Eine luxuriösere Alternative ist das Hotel JW Marriott in Gangnam, DZ ab 200 Euro, www.jw-marriott.co.kr

Allgemeine Informationen
Korea Tourism Organization, Baseler Straße 35-37, 60329 Frankfurt/Main; Tel. 069 / 23 32 26, www.visitkorea.or.kr.

Wer die kulinarische Stadtführung nachmachen möchte: O‘ngo Food Tours bietet täglich unterschiedliche Touren an, Informationen und Buchungen unter www.ongofood.com.

Touren in Seoul (u. a. mit Lupy) und zur demilitarisierten Zone (DMZ) organisiert Cosmojin Tours, www.cosmojin.com.

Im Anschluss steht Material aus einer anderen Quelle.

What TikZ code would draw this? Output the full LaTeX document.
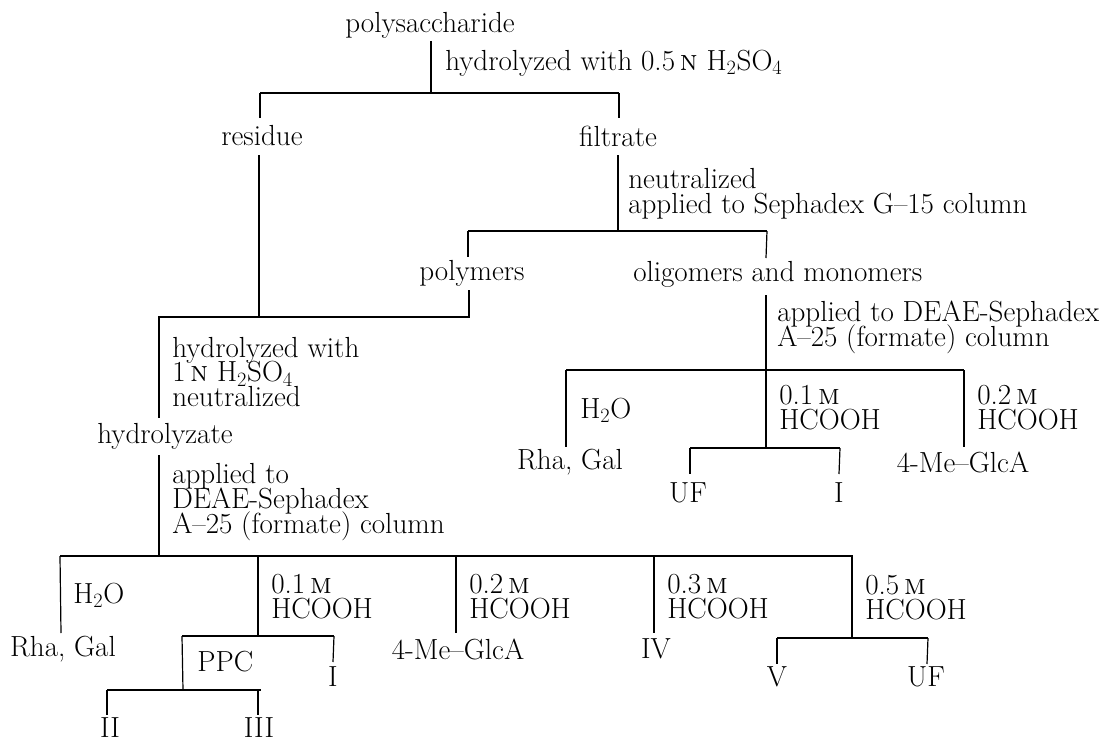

Sehenswürdigkeiten und Ausflüge
Ein Tagesausflug an die nordkoreanischen Grenze, die nur knapp 60 Kilometer von Seoul entfernt ist: In der sogenannten Joint Security Area in der demilitarisierten Zone (DMZ) stehen sich Soldaten aus dem Norden und dem Süden in direktem Blickkontakt gegenüber. Außerdem gehören ein Fernrohrblick auf die gemeinsam betriebene Industriezone Kaesong und der Abstieg in den dritten „Tunnel of Aggression“ dazu, der einst geheim von nordkoreanischer Seite aus in Richtung Süden gegraben wurde - bis die Aktion aufflog.

Was Sie tun und lassen sollten
Auf jeden Fall sollten Sie das „Dragon Hill Spa“ besuchen. Es ist eines der größten traditionellen Badehäuser in Seoul, ein sogenanntes Jjimjilbang. Der rund um die Uhr geöffnete Erholungskomplex bietet unter anderem eine gemeinsame Etage für beide Geschlechter, zahlreiche Pools und - nun ja - sehr eigenwillige Saunaerfahrungen.

Keinesfalls sollten Sie die nordkoreanischen Spirituosen, die man in der DMZ kaufen kann, als Souvenir mitnehmen. Die Schraubverschlüsse der Flaschen sind nicht immer wirklich so dicht, dass man sie unbedenklich in den Koffer packen kann.